The eurozone economy contracted by a smaller-than-expected 0.1% in the second quarter, surprising the majority of forecasters, figures released early in the month showed. Its two largest members, France and Germany, pulled out of recession and both posted growth in gross domestic product (GDP) of 0.3% in the second quarter. The second estimate of U.K. second-quarter GDP showed a smaller drop than the first estimate, but at 0.7% it was still a substantial decline.

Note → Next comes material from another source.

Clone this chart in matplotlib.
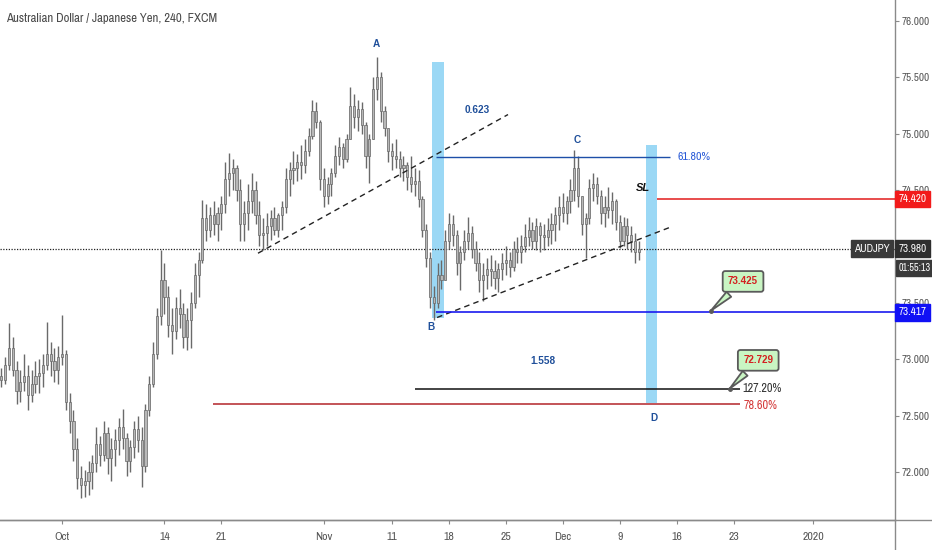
import numpy as np
import matplotlib
matplotlib.use("Agg")
import matplotlib.pyplot as plt
import matplotlib.transforms as mtransforms
from matplotlib import font_manager

_fonts = font_manager.fontManager.ttflist
_narrow = [f.name for f in _fonts if "Narrow" in f.name or "Condensed" in f.name]
if any(f.name == "Liberation Sans Narrow" for f in _fonts):
    NARROW = "Liberation Sans Narrow"
elif _narrow:
    NARROW = _narrow[0]
else:
    NARROW = "DejaVu Sans"
plt.rcParams["font.family"] = [NARROW, "DejaVu Sans"]
plt.rcParams["font.stretch"] = "condensed"
BOLD = dict(family=["Liberation Sans", "DejaVu Sans"], fontstretch="normal", fontweight="bold")

# ---- 4h AUDJPY candles (one candle = 2 bars) ----
first_open = 72.85
highs = [72.92, 73.02, 73.32, 73.20, 72.98, 72.90, 73.05, 72.95, 72.90, 72.98,
         73.00, 73.05, 73.33, 73.15, 73.10, 73.12, 73.39, 73.08, 72.70, 72.55,
         72.30, 72.05, 72.02, 72.10, 72.15, 72.40, 72.32, 72.45, 72.40, 72.30,
         72.38, 72.48, 72.56, 72.35, 72.28, 72.45, 72.50, 72.40, 72.60, 72.85,
         73.15, 73.45, 73.97, 73.85, 73.65, 73.45, 73.55, 73.62, 73.50, 73.45,
         73.60, 73.85, 73.95, 74.41, 74.38, 74.35, 74.40, 74.35, 74.45, 74.75,
         74.83, 74.78, 74.72, 74.60, 74.40, 74.55, 74.65, 74.58, 74.40, 74.25,
         74.30, 74.32, 74.35, 74.30, 74.40, 74.70, 74.75, 74.85, 74.82, 74.90,
         74.95, 75.05, 75.30, 75.28, 75.12, 74.70, 74.62, 74.70, 74.90, 74.97,
         74.92, 75.00, 75.41, 75.35, 75.30, 75.28, 75.10, 75.00, 75.50, 75.68,
         75.55, 75.25, 75.05, 74.92, 74.95, 74.85, 74.80, 74.75, 74.80, 74.70,
         74.68, 74.45, 74.20, 73.95, 73.65, 73.85, 73.88, 74.15, 74.30, 74.28,
         74.15, 74.00, 74.15, 74.26, 74.18, 74.05, 73.95, 73.85, 73.90, 73.92,
         73.88, 73.85, 73.94, 74.00, 73.95, 74.05, 74.08, 74.10, 74.20, 74.26,
         74.22, 74.25, 74.22, 74.20, 74.25, 74.30, 74.35, 74.45, 74.47, 74.45,
         74.60, 74.86, 74.80, 74.45, 74.30, 74.60, 74.65, 74.62, 74.50, 74.45,
         74.53, 74.48, 74.42, 74.28, 74.26, 74.25, 74.18, 74.12, 74.05]
lows = [72.75, 72.78, 72.90, 72.85, 72.60, 72.62, 72.72, 72.55, 72.62, 72.70,
        72.70, 72.75, 72.90, 72.85, 72.80, 72.78, 72.95, 72.55, 72.35, 72.10,
        71.85, 71.77, 71.78, 71.80, 71.85, 72.00, 72.05, 72.10, 71.98, 71.92,
        72.05, 72.15, 72.20, 71.96, 72.00, 72.12, 72.18, 71.87, 72.00, 72.50,
        72.75, 73.00, 73.30, 73.40, 73.20, 73.05, 73.18, 73.28, 73.10, 73.08,
        73.10, 73.45, 73.55, 73.85, 74.05, 74.08, 74.10, 74.05, 74.15, 74.30,
        74.45, 74.50, 74.40, 74.05, 74.05, 74.15, 74.30, 74.20, 74.00, 73.97,
        74.00, 74.06, 74.10, 74.08, 74.15, 74.30, 74.45, 74.55, 74.58, 74.60,
        74.65, 74.80, 74.95, 75.05, 74.50, 74.35, 74.38, 74.45, 74.62, 74.72,
        74.70, 74.75, 74.95, 75.05, 75.02, 75.00, 74.70, 74.56, 74.95, 75.30,
        75.10, 74.98, 74.75, 74.68, 74.70, 74.62, 74.58, 74.50, 74.48, 74.45,
        74.35, 74.08, 73.82, 73.45, 73.35, 73.45, 73.62, 73.70, 73.98, 74.00,
        73.75, 73.61, 73.88, 73.98, 73.90, 73.78, 73.60, 73.52, 73.62, 73.65,
        73.62, 73.60, 73.70, 73.75, 73.73, 73.78, 73.85, 73.85, 73.95, 74.00,
        73.98, 73.97, 73.95, 73.97, 74.00, 74.02, 74.05, 74.15, 74.22, 74.20,
        74.30, 74.40, 74.35, 74.10, 73.90, 74.20, 74.40, 74.38, 74.20, 74.17,
        74.25, 74.20, 74.15, 73.99, 74.00, 73.98, 73.95, 73.85, 73.88]
closes = [72.82, 72.95, 73.10, 72.90, 72.72, 72.80, 72.85, 72.68, 72.78, 72.85,
          72.88, 72.95, 73.05, 72.98, 72.90, 73.02, 73.05, 72.62, 72.45, 72.20,
          71.95, 71.88, 71.92, 72.00, 72.08, 72.25, 72.15, 72.35, 72.12, 72.20,
          72.28, 72.40, 72.30, 72.10, 72.22, 72.38, 72.28, 72.05, 72.55, 72.78,
          73.05, 73.38, 73.70, 73.55, 73.30, 73.25, 73.45, 73.40, 73.20, 73.35,
          73.50, 73.75, 73.88, 74.25, 74.15, 74.28, 74.20, 74.30, 74.38, 74.60,
          74.65, 74.70, 74.50, 74.20, 74.30, 74.40, 74.50, 74.28, 74.10, 74.12,
          74.18, 74.25, 74.15, 74.28, 74.35, 74.60, 74.68, 74.70, 74.75, 74.72,
          74.85, 74.98, 75.20, 75.10, 74.60, 74.45, 74.55, 74.65, 74.80, 74.88,
          74.78, 74.95, 75.25, 75.15, 75.22, 75.08, 74.80, 74.95, 75.40, 75.50,
          75.20, 75.05, 74.85, 74.80, 74.78, 74.70, 74.72, 74.62, 74.55, 74.58,
          74.42, 74.15, 73.90, 73.55, 73.50, 73.75, 73.70, 74.05, 74.20, 74.10,
          73.85, 73.95, 74.05, 74.12, 73.98, 73.85, 73.70, 73.75, 73.80, 73.78,
          73.72, 73.80, 73.85, 73.88, 73.82, 73.98, 73.95, 74.00, 74.08, 74.15,
          74.05, 74.18, 74.10, 74.08, 74.15, 74.20, 74.28, 74.35, 74.30, 74.40,
          74.50, 74.70, 74.45, 74.20, 74.25, 74.52, 74.55, 74.45, 74.30, 74.35,
          74.32, 74.40, 74.22, 74.05, 74.18, 74.10, 74.05, 73.95, 73.98]
first_bar, bar_step = -32, 2          # bar index of first candle (0 = Oct 1)

# x axis: trading days since Oct 1 (6 bars / day)
date_labels = ["Oct", "14", "21", "Nov", "11", "18", "25", "Dec", "9", "16", "23", "2020"]
date_days = [0, 9, 14, 23, 29, 34, 39, 44, 49, 54, 59, 66]
price_ticks = [72.0, 72.5, 73.0, 73.5, 74.0, 74.5, 75.0, 75.5, 76.0]

last_price = 73.980
sl_price = 74.420
target_price = 73.417
fib618 = 74.79
fib1272 = 72.736
fib786 = 72.60
callout1 = "73.425"
callout2 = "72.729"

fig = plt.figure(figsize=(9.32, 5.5), dpi=100)
ax = fig.add_axes([0, 30 / 550, 895 / 932, 520 / 550])
ax.set_xlim(-32.7, 439.1)
ax.set_ylim(71.574, 76.186)

# candles
x = np.arange(len(closes)) * bar_step + first_bar
c = np.array(closes)
o = np.concatenate([[first_open], c[:-1]])
h = np.maximum(np.array(highs), np.maximum(o, c))
l = np.minimum(np.array(lows), np.minimum(o, c))
ax.vlines(x, l, h, color="#6a6a6a", lw=1.0, zorder=3)
body_lo = np.minimum(o, c)
body_h = np.maximum(np.abs(c - o), 0.012)
ax.bar(x, body_h, bottom=body_lo, width=1.15, color="#b8b8b8",
       edgecolor="#666666", lw=0.5, zorder=4)

# last price dotted line
ax.axhline(last_price, color="#222222", lw=0.9, ls=(0, (1, 1.2)), zorder=2)

# harmonic pattern drawing
blue_band = "#9bd8f5"
ax.fill_between([195, 201.4], 73.37, 75.64, color=blue_band, lw=0, zorder=1)
ax.fill_between([307.9, 313.7], 72.61, 74.90, color=blue_band, lw=0, zorder=1)
ax.plot([103.3, 235.1], [73.94, 75.17], color="#222222", lw=1, ls=(0, (4, 3)), zorder=5)
ax.plot([197.7, 320.5], [73.37, 74.17], color="#222222", lw=1, ls=(0, (4, 3)), zorder=5)
ax.hlines(fib618, 197.2, 320.5, color="#1d4fa8", lw=1, zorder=5)
ax.hlines(target_price, 197.2, 439.1, color="#1a1aef", lw=1.2, zorder=5)
ax.hlines(sl_price, 313.7, 439.1, color="#e21b1b", lw=1.1, zorder=5)
ax.hlines(fib1272, 186, 357.4, color="#111111", lw=1.1, zorder=5)
ax.hlines(fib786, 79.6, 357.4, color="#b3252a", lw=1.1, zorder=5)

lab = dict(color="#1f4f9a", fontsize=7.2, ha="center", va="center", **BOLD)
ax.text(165.5, 75.80, "A", **lab)
ax.text(194.5, 73.29, "B", **lab)
ax.text(271.5, 74.94, "C", **lab)
ax.text(312.0, 72.48, "D", **lab)
ax.text(218.8, 75.21, "0.623", **lab)
ax.text(253.6, 72.98, "1.558", **lab)
ax.text(324.5, fib618, "61.80%", color="#2a5bd7", fontsize=8.5, va="center")
ax.text(302.5, 74.52, "SL", color="#111111", fontsize=8, fontstyle="italic",
        va="center", **BOLD)
ax.text(358.5, fib1272, "127.20%", color="#333333", fontsize=8.8, va="center")
ax.text(359.5, fib786 - 0.01, "78.60%", color="#d43a3a", fontsize=8.8, va="center")

box = dict(boxstyle="round,pad=0.55,rounding_size=0.25", fc="#c9f5c3", ec="#5a5a5a", lw=1.3)
arr = dict(arrowstyle="wedge,tail_width=0.7,shrink_factor=0.5", fc="#c9f5c3",
           ec="#5a5a5a", lw=1.3, shrinkB=0)
ax.annotate(callout1, xy=(342, 73.43), xytext=(359, 73.69), color="#d42020",
            fontsize=7, ha="center", va="center",
            bbox=box, arrowprops=arr, zorder=6, **BOLD)
ax.annotate(callout2, xy=(352, 72.74), xytext=(367, 72.99), color="#d42020",
            fontsize=7, ha="center", va="center",
            bbox=box, arrowprops=arr, zorder=6, **BOLD)
ax.plot([342, 352], [73.43, 72.74], "o", ms=2.5, color="#5a5a5a", zorder=7)

# axes styling
for s in ["top", "left"]:
    ax.spines[s].set_visible(False)
for s in ["right", "bottom"]:
    ax.spines[s].set_color("#8a8a8a")
    ax.spines[s].set_linewidth(1)
ax.set_xticks([d * 6 for d in date_days])
ax.set_xticklabels(date_labels)
ax.set_yticks(price_ticks)
# 74.000 sits fully under the last-price tag, as on the chart
ax.set_yticklabels(["" if p == 74.0 else f"{p:.3f}" for p in price_ticks])
ax.yaxis.tick_right()
ax.tick_params(axis="both", direction="out", length=3, color="#8a8a8a",
               labelcolor="#555555")
ax.tick_params(axis="x", pad=6, labelsize=8.5)
ax.tick_params(axis="y", pad=2, labelsize=8)

# price scale labels (drawn over the axis labels they hide)
tr = mtransforms.blended_transform_factory(ax.transAxes, ax.transData)
def scale_label(y, txt, fc, size=8):
    ax.text(1.004, y, txt, transform=tr, color="white", fontsize=size,
            va="center", ha="left", clip_on=False, zorder=10,
            bbox=dict(boxstyle="square,pad=0.3", fc=fc, ec=fc))

scale_label(sl_price, "74.420", "#f21b1b")
scale_label(last_price, "73.980", "#2e2e2e")
scale_label(last_price - 0.175, "01:55:13", "#3a3a3a", size=7.2)
scale_label(target_price, "73.417", "#1010f5")
ax.text(0.994, last_price, "AUDJPY", transform=tr, color="white", fontsize=8,
        va="center", ha="right", zorder=10,
        bbox=dict(boxstyle="square,pad=0.3", fc="#3a3a3a", ec="#3a3a3a"))

fig.text(6 / 932, 1 - 18 / 550, "Australian Dollar / Japanese Yen, 240, FXCM",
         color="#4a4a4a", fontsize=9.2, va="center", ha="left")
fig.add_artist(plt.Line2D([0, 1], [30 / 550, 30 / 550], color="#8a8a8a", lw=1))
fig.add_artist(plt.Line2D([895 / 932, 895 / 932], [0, 30 / 550], color="#8a8a8a", lw=1))

fig.savefig("out.png", dpi=100)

In the currency markets, mounting recovery hopes meant that the dollar continued to lose its appeal as a “safe haven” in times of global turmoil. It fell a little over 1% against the euro to end the month at about $1.44, while declining 2.5% to around 93 yen. Sterling fell against all major currencies, including the dollar, amid relative weakness in the U.K. economy.
Summary
In SEI’s view, global equity markets should be able to extend their rally through the rest of this year, as long as there continues to be supporting evidence that the global economy is improving and corporate profits are rising. However, we believe it is unlikely that the pace of gains witnessed over the past five months can be sustained through the rest of the year.
SEI believes the global economy is going through a healing process, with growth continuing in the developing economies of the world and signs of improvement in developed economies. Over the next year, SEI expects to see decent economic growth across the globe and a rebound in corporate profits. However, as we approach 2010, there will be some headwinds, such as the massive debts that governments have taken on in the U.S. and Europe in efforts to stimulate growth. Further increases in oil and other commodity prices could also put a dent in consumers’ discretionary spending.
We remain optimistic regarding the corporate bond markets. Although high-yield corporate bonds have appreciated strongly, yield spreads (the difference between the higher yields available in this sector compared to equivalent government bonds) remain attractive. We expect non-government bonds to continue to outperform government debt if economic growth turns positive and corporate cash flows improve.